(Some records)
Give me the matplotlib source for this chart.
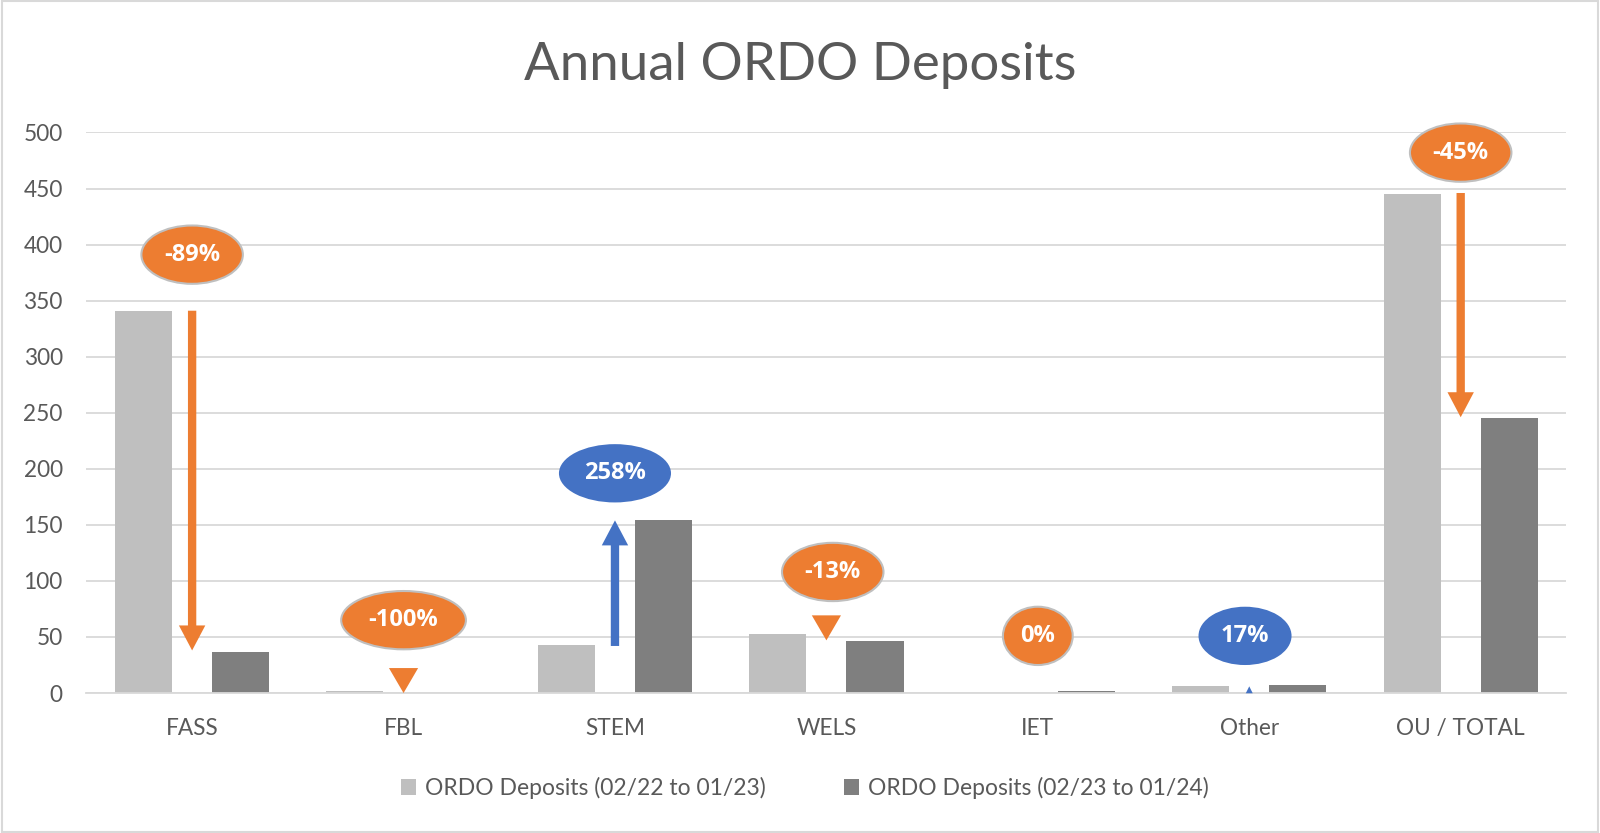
import matplotlib.pyplot as plt
import numpy as np
from matplotlib.patches import Ellipse, Rectangle

plt.rcParams['font.family'] = ['Lato', 'DejaVu Sans']

# data
categories = ['FASS', 'FBL', 'STEM', 'WELS', 'IET', 'Other', 'OU / TOTAL']
deposits_prev = [341, 2, 43, 53, 0, 6, 445]
deposits_curr = [37, 0, 154, 46, 1.5, 7, 245]
series_names = ['ORDO Deposits (02/22 to 01/23)', 'ORDO Deposits (02/23 to 01/24)']

# change callouts
change_labels = ['-89%', '-100%', '258%', '-13%', '0%', '17%', '-45%']
label_y = [391, 65, 196, 108, 51, 51, 482]
label_dx = [0, 0, 0, 0.03, 0, -0.02, 0]
label_w = [0.48, 0.59, 0.53, 0.48, 0.33, 0.44, 0.48]
up = [False, False, True, False, False, True, False]
arrow_from = [341, 1, 42, 48, None, 1, 446]
arrow_to = [38, 0, 154, 47, None, 6, 246]
head_sizes = [(18, 19), (18, 21), (18, 19), (18, 21), (0, 0), (5, 5), (18, 19)]

orange = '#ED7D31'
blue = '#4472C4'
text_grey = '#595959'

fig = plt.figure(figsize=(16, 8.33), dpi=100)
ax = fig.add_axes([0.054, 0.168, 0.925, 0.673])

x = np.arange(len(categories))
w = 0.27
ax.bar(x - 0.23, deposits_prev, w, color='#BFBFBF', label=series_names[0], zorder=2)
ax.bar(x + 0.23, deposits_curr, w, color='#7F7F7F', label=series_names[1], zorder=2)

for i in range(len(categories)):
    col = blue if up[i] else orange
    if arrow_from[i] is not None:
        hl, hw = head_sizes[i]
        ax.annotate('', xy=(x[i], arrow_to[i]), xytext=(x[i], arrow_from[i]),
                    arrowprops=dict(arrowstyle=f'simple,head_length={hl},head_width={hw},tail_width=6',
                                    mutation_scale=1, color=col, lw=0,
                                    shrinkA=0, shrinkB=0), zorder=4)
    el = Ellipse((x[i] + label_dx[i], label_y[i]), label_w[i], 52,
                 facecolor=col, edgecolor='none' if up[i] else '#BFBFBF',
                 lw=1.5, zorder=5, clip_on=False)
    ax.add_patch(el)
    ax.text(x[i] + label_dx[i], label_y[i], change_labels[i], color='white',
            fontsize=17, fontweight='bold', family=['Open Sans', 'DejaVu Sans'],
            ha='center', va='center', zorder=6, clip_on=False)

ax.set_xlim(-0.5, len(categories) - 0.5)
ax.set_ylim(0, 500)
ax.set_yticks(range(0, 501, 50))
ax.set_xticks(x)
ax.set_xticklabels(categories)
ax.yaxis.grid(True, color='#D9D9D9', lw=1.3, zorder=0)
ax.set_axisbelow(True)
for s in ['top', 'right', 'left']:
    ax.spines[s].set_visible(False)
ax.spines['bottom'].set_color('#D9D9D9')
ax.spines['bottom'].set_linewidth(1.3)
ax.tick_params(axis='both', length=0, labelsize=16.3, labelcolor=text_grey)
ax.tick_params(axis='x', pad=18)
ax.tick_params(axis='y', pad=17)

fig.suptitle('Annual ORDO Deposits', x=0.5, y=0.921, fontsize=38, color=text_grey, va='center')

leg = fig.legend(loc='center', bbox_to_anchor=(0.503, 0.054), ncol=2, frameon=False,
                 fontsize=16.5, handlelength=0.65, handleheight=0.65, handletextpad=0.4,
                 columnspacing=3.4, labelcolor=text_grey)

fig.add_artist(Rectangle((0.001, 0.001), 0.998, 0.998, transform=fig.transFigure,
                         fill=False, edgecolor='#D9D9D9', lw=1.5))

plt.savefig('out.png', dpi=100)
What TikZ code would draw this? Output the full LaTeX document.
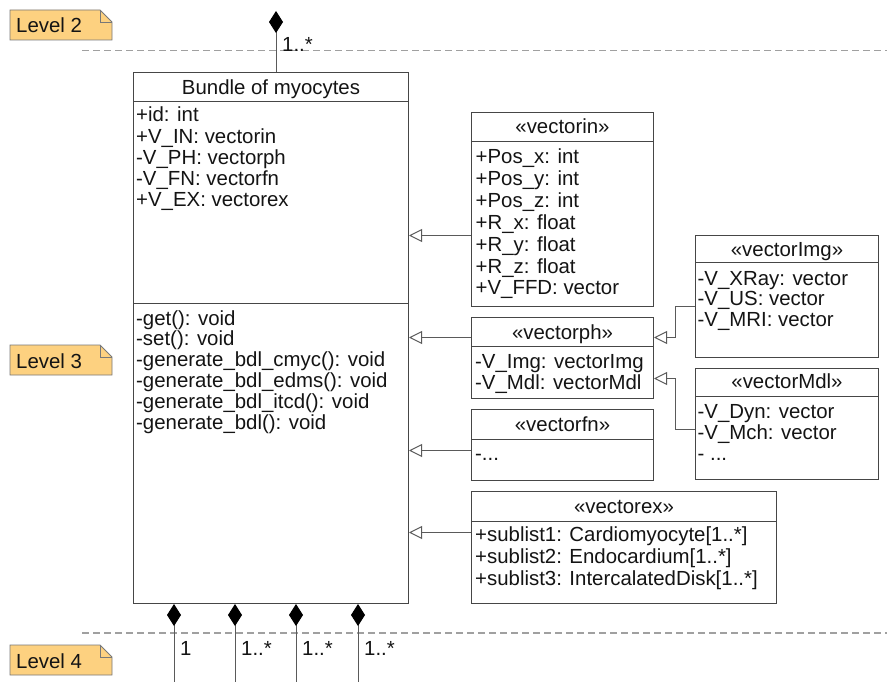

• _Direction_
Copy every line above word for word and exclude the pictures.

• _Output of the exercise_
Give me the matplotlib source for this chart.
import matplotlib.pyplot as plt
import numpy as np
from matplotlib.patches import Ellipse, Rectangle

plt.rcParams['font.family'] = ['Lato', 'DejaVu Sans']

# data
categories = ['FASS', 'FBL', 'STEM', 'WELS', 'IET', 'Other', 'OU / TOTAL']
deposits_prev = [341, 2, 43, 53, 0, 6, 445]
deposits_curr = [37, 0, 154, 46, 1.5, 7, 245]
series_names = ['ORDO Deposits (02/22 to 01/23)', 'ORDO Deposits (02/23 to 01/24)']

# change callouts
change_labels = ['-89%', '-100%', '258%', '-13%', '0%', '17%', '-45%']
label_y = [391, 65, 196, 108, 51, 51, 482]
label_dx = [0, 0, 0, 0.03, 0, -0.02, 0]
label_w = [0.48, 0.59, 0.53, 0.48, 0.33, 0.44, 0.48]
up = [False, False, True, False, False, True, False]
arrow_from = [341, 1, 42, 48, None, 1, 446]
arrow_to = [38, 0, 154, 47, None, 6, 246]
head_sizes = [(18, 19), (18, 21), (18, 19), (18, 21), (0, 0), (5, 5), (18, 19)]

orange = '#ED7D31'
blue = '#4472C4'
text_grey = '#595959'

fig = plt.figure(figsize=(16, 8.33), dpi=100)
ax = fig.add_axes([0.054, 0.168, 0.925, 0.673])

x = np.arange(len(categories))
w = 0.27
ax.bar(x - 0.23, deposits_prev, w, color='#BFBFBF', label=series_names[0], zorder=2)
ax.bar(x + 0.23, deposits_curr, w, color='#7F7F7F', label=series_names[1], zorder=2)

for i in range(len(categories)):
    col = blue if up[i] else orange
    if arrow_from[i] is not None:
        hl, hw = head_sizes[i]
        ax.annotate('', xy=(x[i], arrow_to[i]), xytext=(x[i], arrow_from[i]),
                    arrowprops=dict(arrowstyle=f'simple,head_length={hl},head_width={hw},tail_width=6',
                                    mutation_scale=1, color=col, lw=0,
                                    shrinkA=0, shrinkB=0), zorder=4)
    el = Ellipse((x[i] + label_dx[i], label_y[i]), label_w[i], 52,
                 facecolor=col, edgecolor='none' if up[i] else '#BFBFBF',
                 lw=1.5, zorder=5, clip_on=False)
    ax.add_patch(el)
    ax.text(x[i] + label_dx[i], label_y[i], change_labels[i], color='white',
            fontsize=17, fontweight='bold', family=['Open Sans', 'DejaVu Sans'],
            ha='center', va='center', zorder=6, clip_on=False)

ax.set_xlim(-0.5, len(categories) - 0.5)
ax.set_ylim(0, 500)
ax.set_yticks(range(0, 501, 50))
ax.set_xticks(x)
ax.set_xticklabels(categories)
ax.yaxis.grid(True, color='#D9D9D9', lw=1.3, zorder=0)
ax.set_axisbelow(True)
for s in ['top', 'right', 'left']:
    ax.spines[s].set_visible(False)
ax.spines['bottom'].set_color('#D9D9D9')
ax.spines['bottom'].set_linewidth(1.3)
ax.tick_params(axis='both', length=0, labelsize=16.3, labelcolor=text_grey)
ax.tick_params(axis='x', pad=18)
ax.tick_params(axis='y', pad=17)

fig.suptitle('Annual ORDO Deposits', x=0.5, y=0.921, fontsize=38, color=text_grey, va='center')

leg = fig.legend(loc='center', bbox_to_anchor=(0.503, 0.054), ncol=2, frameon=False,
                 fontsize=16.5, handlelength=0.65, handleheight=0.65, handletextpad=0.4,
                 columnspacing=3.4, labelcolor=text_grey)

fig.add_artist(Rectangle((0.001, 0.001), 0.998, 0.998, transform=fig.transFigure,
                         fill=False, edgecolor='#D9D9D9', lw=1.5))

plt.savefig('out.png', dpi=100)
What TikZ code would draw this? Output the full LaTeX document.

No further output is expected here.